Judge Henry Lee Adams Jr. sentenced Amit Patel, 31, in U.S. District Court in Jacksonville. Patel, wearing a charcoal suit and a burgundy tie, showed no emotion inside the packed courthouse as the punishment was handed down.

Prosecutors said Patel has returned $1.89 million, leaving his restitution tab at $21,132,454.40 — a figure the judge acknowledged he will never be able to pay back following a felony conviction. Patel pled guilty in December to one count of wire fraud and one count of making an illegal monetary transaction.

The judge sentenced Patel to 78 months on each count, to run concurrently. It was the lowest number under sentencing guidelines. He also got three years of supervised release.

Patel’s lawyer argued for a lighter sentence Tuesday, asking for no more than 60 months. Prosecutors countered and detailed how Patel used “insider information” to go unnoticed for 40 months (between 2019 and 2023) while making hundreds of fraudulent transactions.

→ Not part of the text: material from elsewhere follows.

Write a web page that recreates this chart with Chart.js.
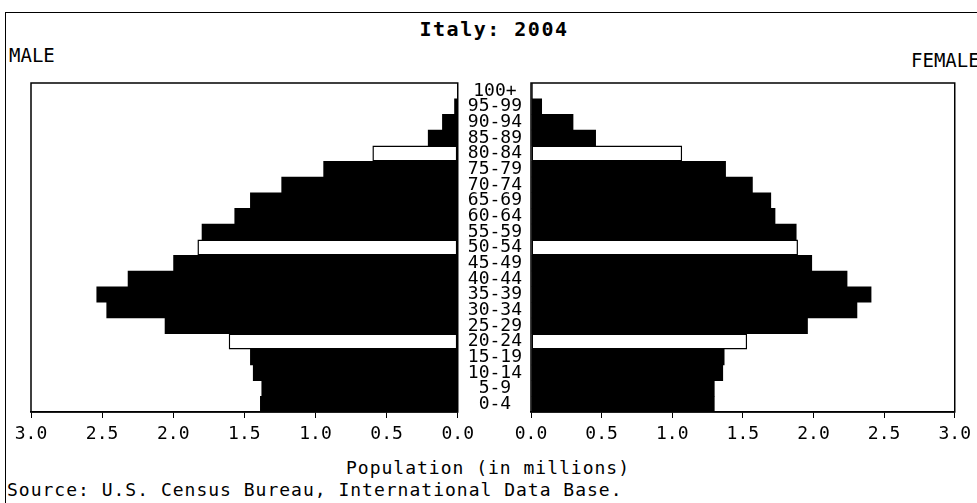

“If he can steal $22 million and get probation, he’s going to do it again,” assistant U.S. attorney Michael J. Coolican argued. “He’s a smart guy and will find a way. … If it’s reported on SportsCenter tonight you can steal $22 million and get a low-ball sentence, a slap on the wrist, you better watch out.”

Patel had roughly two dozen friends and family members in the courthouse. Four of them spoke on his behalf: his older brother, an uncle, a former high school teacher and his girlfriend.

Patel wiped away tears as his brother detailed his younger sibling’s alcohol abuse and gambling addiction, as his uncle told the court what a prison sentence would do to Patel’s widowed mother, as his former teacher called him a model student and as his girlfriend talked about standing by him through weekly alcohol and gambling addiction meetings and having to take a job as an Uber driver.

Patel closed the hearing and said he started gambled 14 years ago.

“I stand before you embarrassed, ashamed and disappointed for my actions,” he said. “It began small and then snowballed so big that my only thought was to gamble my way out of it. In the end, I always thought that big win was right around the corner and would fix all my problems.”

Patel said he is nearing one year of sobriety.

“Part of my recovery process is making amends,” Patel said. “However, that seems impossible given how many people I’ve let down.”

Megha Parekh, the Jaguars’ chief legal officer, read a victim-impact statement to the court.

“Speaking on behalf of the Jaguars, do know that we want to move on and forgive, not just Amit, but ourselves for trusting him only to watch him shame us, individually and collectively,” Parekh said. “We are proud of our employees for how they weathered through the mess he made. But make no mistake, Amit broke our hearts.”

Patel’s lawyers said he gambled away “approximately 99%” of the misappropriated money and said his gambling losses totaled $32 million.

Patel gambled on prominent websites at the Jaguars’ facility, which triggered an NFL investigation. The NFL met with Patel in February and then turned the case over to the FBI. The Jaguars subsequently suspended and eventually fired Patel, who began working for the team in 2018.

Patel oversaw the company’s monthly financial statements and department budgets and served as the club’s administrator of its virtual credit card program, which allowed authorized employees to “request VCC’s for business-related purchases or expenses.”

Patel used his control to make fraudulent transactions, according to the court filing. He duplicated and inflated transactions for items such as catering, airfare and hotel charges and filed fake transactions that seemed legitimate.

The Jaguars insist Patel was a rogue employee who took advantage of a lack of oversight after a co-worker with similar authority was moved to another department. No one else in the finance department has been fired, and the Jags have since instituted more checks and balances to prevent something similar from happening again.

Patel went to great lengths to hide his actions, even paying off some of the credit card debt from his personal account. He used the money to buy two vehicles, a condominium in nearby Ponte Vedra Beach, a designer watch and cryptocurrency, according to court documents.

He spent more than $278,000 on hotels, rental properties and travel. He spent more than $200,000 on golf memorabilia, including $47,113.92 to purchase a putter used by Tiger Woods during the 1996 U.S. Amateur. He spent more than $77,000 at the Ponte Vedra Beach Inn & Club. He spent $140,412.97 on eBay and $69,025.26 with Ticketmaster.

He also used $275,000 of the stolen funds to hire his attorney, according to court documents.